2.                           If the Grantors and the Beneficiary do not reach an agreement on the draft Interim Financial Statements and/or on the calculation of the Earn Out within the period referred to in paragraph 1 above, then the Disputed Items (and only those) shall be referred, on the application of either the Beneficiary or the Grantors, for determination to an expert chosen by the Beneficiary and the Grantors (said expert or any successor thereof, the “Expert”).  Failing an agreement among the Beneficiary and the Grantors on such designation within twenty (20)  days of the Notice of Non Acceptance, any of them may request the President of the Commercial Court of Paris ruling under summary proceedings (statuant en référé) to appoint an independent firm of internationally recognized chartered accountants, each of the Beneficiary and the Grantors having the opportunity to be heard.  If the initial Expert (or any of its successor(s) appointed in accordance with the procedure set out hereafter) refuses, or is unable to carry out its mission hereunder then its successor shall be appointed as set forth in this paragraph 2.

3.                           Following appointment of the Expert, the Beneficiary and the Grantors shall each promptly (and in any event within such time frame as reasonably enables the Expert to make its decision in accordance with the period set forth in paragraph 5 below prepare and deliver to the Expert a written statement on the Disputed Items (together with the relevant documents including the Draft Interim Financial Statements and the calculation of the Earn Out).  The Beneficiary and the Grantors agree to promptly provide each other and where applicable, the Expert, with all information in their respective possession or control relating to the operations of the Company, including access at all reasonable times to all employees, books, records and files, and other relevant information and all co-operation and assistance, as may be reasonably required to enable the production of and the review of the draft Interim Financial Statements.

4.                           The mission of the Expert shall be limited to the review and resolution of the Disputed Items based solely upon the elements presented by the Parties and not by independent review.

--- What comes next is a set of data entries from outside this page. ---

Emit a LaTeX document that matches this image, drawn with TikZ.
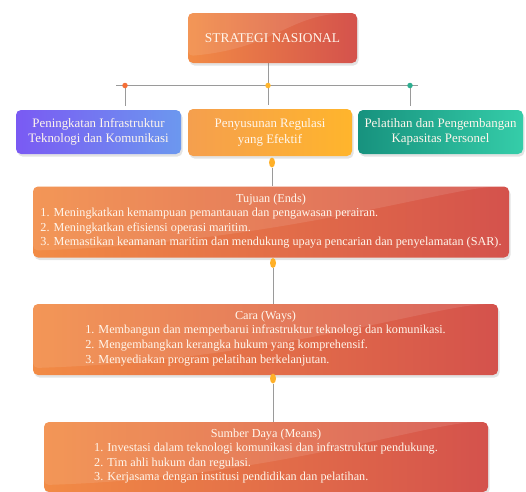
\documentclass[tikz,border=0pt]{standalone}
\usepackage{fontspec}
\setmainfont{Liberation Serif}
\usetikzlibrary{arrows.meta, positioning, shapes.geometric, calc, shadows, backgrounds}

\definecolor{orgL}{HTML}{F28B45}
\definecolor{orgR}{HTML}{D4524C}
\definecolor{purL}{HTML}{7A5AF3}
\definecolor{purR}{HTML}{6C98EF}
\definecolor{ambL}{HTML}{F59F4E}
\definecolor{ambR}{HTML}{FFB52C}
\definecolor{tealL}{HTML}{17927E}
\definecolor{tealR}{HTML}{35CDA9}
\definecolor{linkgray}{HTML}{9A9A9A}
\definecolor{paper}{HTML}{FFF6EC}

\begin{document}
\begin{tikzpicture}[
    x=1pt, y=-1pt,
    box/.style={rounded corners=5pt, text=paper, inner sep=3pt,
                align=center, font=\fontsize{12.9}{15.5}\selectfont,
                drop shadow={opacity=0.22, shadow xshift=1.5pt,
                             shadow yshift=-2.5pt}},
    gloss/.style={path picture={
        \fill[white, fill opacity=0.10]
          (path picture bounding box.north west)
          -- ([yshift=7pt]path picture bounding box.south west)
          .. controls ($(path picture bounding box.south)+(0,14pt)$)
          and ($(path picture bounding box.north east)+(-70pt,-3pt)$)
          .. ([xshift=-10pt]path picture bounding box.north east)
          -- cycle;}},
    orangebox/.style={box, gloss, left color=orgL, right color=orgR},
    listbox/.style={orangebox, font=\fontsize{12.2}{14.8}\selectfont},
    link/.style={draw=linkgray, line width=0.9pt},
    dot/.style={circle, inner sep=0pt, minimum size=5.5pt},
    pill/.style={ellipse, inner sep=0pt, minimum width=6pt,
                 minimum height=10pt, fill=ambR!90!orange}
  ]
  \useasboundingbox (0,0) rectangle (526,491);

  % strategi
  \node[orangebox, minimum width=169pt, minimum height=50pt,
        font=\fontsize{13.4}{16}\selectfont]
    (strat) at (272.5,38) {STRATEGI NASIONAL};

  % tiga pilar
  \node[box, left color=purL, right color=purR,
        minimum width=165pt, minimum height=44pt]
    (infra) at (98.5,132) {Peningkatan Infrastruktur\\Teknologi dan Komunikasi};
  \node[box, left color=ambL, right color=ambR,
        minimum width=164pt, minimum height=47pt]
    (regul) at (270,132.5) {Penyusunan Regulasi\\yang Efektif};
  \node[box, left color=tealL, right color=tealR,
        minimum width=165pt, minimum height=44pt]
    (latih) at (440.5,132) {Pelatihan dan Pengembangan\\Kapasitas Personel};

  \coordinate (barL) at (116,85.5);
  \coordinate (barR) at (418,85.5);
  \node[dot, fill=orgL!80!red] (d1) at (125,85.5) {};
  \node[dot, fill=ambR] (d2) at (268,85.5) {};
  \node[dot, fill=tealR!85!black] (d3) at (410,85.5) {};

  % ends, ways, means
  \node[listbox, minimum width=476pt, minimum height=71pt] (ends) at (271,222)
    {Tujuan (Ends)\\
     \begin{tabular}{@{}l@{}}
     1. Meningkatkan kemampuan pemantauan dan pengawasan perairan.\\
     2. Meningkatkan efisiensi operasi maritim.\\
     3. Memastikan keamanan maritim dan mendukung upaya pencarian dan penyelamatan (SAR).
     \end{tabular}};
  \node[listbox, minimum width=465pt, minimum height=71pt] (ways) at (265.5,339.5)
    {Cara (Ways)\\
     \begin{tabular}{@{}l@{}}
     1. Membangun dan memperbarui infrastruktur teknologi dan komunikasi.\\
     2. Mengembangkan kerangka hukum yang komprehensif.\\
     3. Menyediakan program pelatihan berkelanjutan.
     \end{tabular}};
  \node[listbox, minimum width=444pt, minimum height=70pt] (means) at (266,457)
    {Sumber Daya (Means)\\
     \begin{tabular}{@{}l@{}}
     1. Investasi dalam teknologi komunikasi dan infrastruktur pendukung.\\
     2. Tim ahli hukum dan regulasi.\\
     3. Kerjasama dengan institusi pendidikan dan pelatihan.
     \end{tabular}};

  \node[pill] (p1) at (272,162.5) {};
  \node[pill] (p2) at (273,263) {};
  \node[pill] (p3) at (273,378.5) {};

  \begin{scope}[on background layer]
    \draw[link] (strat.south -| d2) -- (d2);
    \draw[link] (barL) -- (barR);
    \draw[link] (d1) -- ([yshift=4pt]d1 |- infra.north);
    \draw[link] (d2) -- ([yshift=4pt]d2 |- regul.north);
    \draw[link] (d3) -- ([yshift=4pt]d3 |- latih.north);
    \draw[link] (p1) -- (p1 |- ends.north);
    \draw[link] (p2) -- (p2 |- ways.north);
    \draw[link] (p3) -- (p3 |- means.north);
  \end{scope}
\end{tikzpicture}
\end{document}
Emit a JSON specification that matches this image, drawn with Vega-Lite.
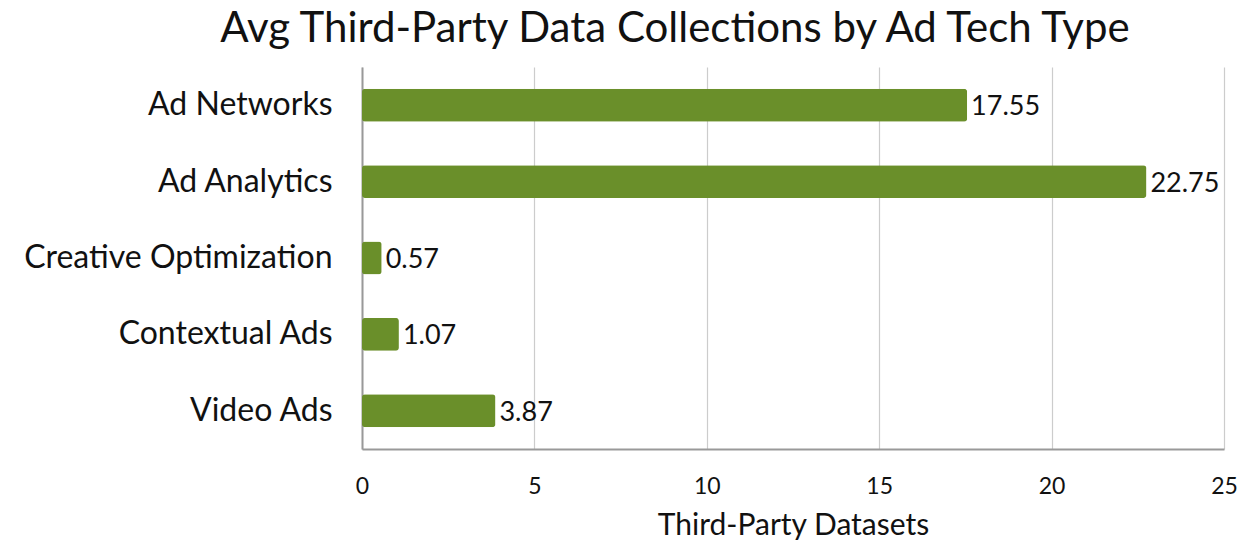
{
  "$schema": "https://vega.github.io/schema/vega-lite/v6.json",
  "width": 862,
  "height": 382,
  "autosize": {"type": "none"},
  "padding": {"left": 362, "top": 67, "right": 26, "bottom": 99},
  "background": "white",
  "title": {
    "text": "Avg Third-Party Data Collections by Ad Tech Type",
    "font": "Lato",
    "fontSize": 42,
    "fontWeight": "normal",
    "color": "#111111",
    "anchor": "middle",
    "dx": -118,
    "offset": 16
  },
  "data": {
    "values": [
      {"type": "Ad Networks", "value": 17.55, "label": "17.55"},
      {"type": "Ad Analytics", "value": 22.75, "label": "22.75"},
      {"type": "Creative Optimization", "value": 0.57, "label": "0.57"},
      {"type": "Contextual Ads", "value": 1.07, "label": "1.07"},
      {"type": "Video Ads", "value": 3.87, "label": "3.87"}
    ]
  },
  "encoding": {
    "y": {
      "field": "type",
      "type": "nominal",
      "sort": null,
      "scale": {"paddingInner": 0.57, "paddingOuter": 0.285},
      "axis": {
        "title": null,
        "labelFont": "Lato",
        "labelFontSize": 32,
        "labelColor": "#111111",
        "labelPadding": 30,
        "ticks": false,
        "domainColor": "#999999",
        "domainWidth": 2,
        "labelLimit": 400
      }
    },
    "x": {
      "field": "value",
      "type": "quantitative",
      "scale": {"domain": [0, 25]},
      "axis": {
        "title": "Third-Party Datasets",
        "titleFont": "Lato",
        "titleFontSize": 30,
        "titleFontWeight": "normal",
        "titleColor": "#111111",
        "titlePadding": 12,
        "values": [0, 5, 10, 15, 20, 25],
        "labelFont": "Lato",
        "labelFontSize": 23,
        "labelColor": "#111111",
        "labelPadding": 26,
        "labelFlush": false,
        "ticks": false,
        "grid": true,
        "gridColor": "#cccccc",
        "gridWidth": 1.2,
        "domainColor": "#999999",
        "domainWidth": 2
      }
    }
  },
  "layer": [
    {
      "mark": {"type": "bar", "color": "#6a8f2a", "cornerRadius": 3}
    },
    {
      "mark": {"type": "text", "align": "left", "baseline": "middle", "dx": 4, "dy": 2, "font": "Lato", "fontSize": 27, "color": "#111111"},
      "encoding": {"text": {"field": "label"}}
    }
  ],
  "config": {"view": {"stroke": null}}
}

The Expert shall act as pursuant to the provisions of Clause 1592 of the French Civil Code and its decision shall be final and binding on the Parties (absent any gross mistake) and shall not be subject to any recourse before a court or arbitration tribunal except as necessary to enforce such decision.

5.                           The Expert shall make its decision after due hearings of the Beneficiary and the Grantors. The Expert shall be requested to give its decision within thirty (30) days of acceptance by the Expert of its appointment hereunder.

6.                           The decision of the Expert shall be founded and the Expert shall provide the Beneficiary and the Grantors with a final version of the Interim Financial Statements, together with a calculation of the amount of the Earn Out, and shall specify in reasonable details what adjustments, if any, have been made to the draft Interim Financial Statements and the calculation of the Earn Out in respect of the Disputed Items.

7.                           The fees and expenses of the Expert shall be borne equally between the Beneficiary, on the one hand, and the Grantors, on the other hand.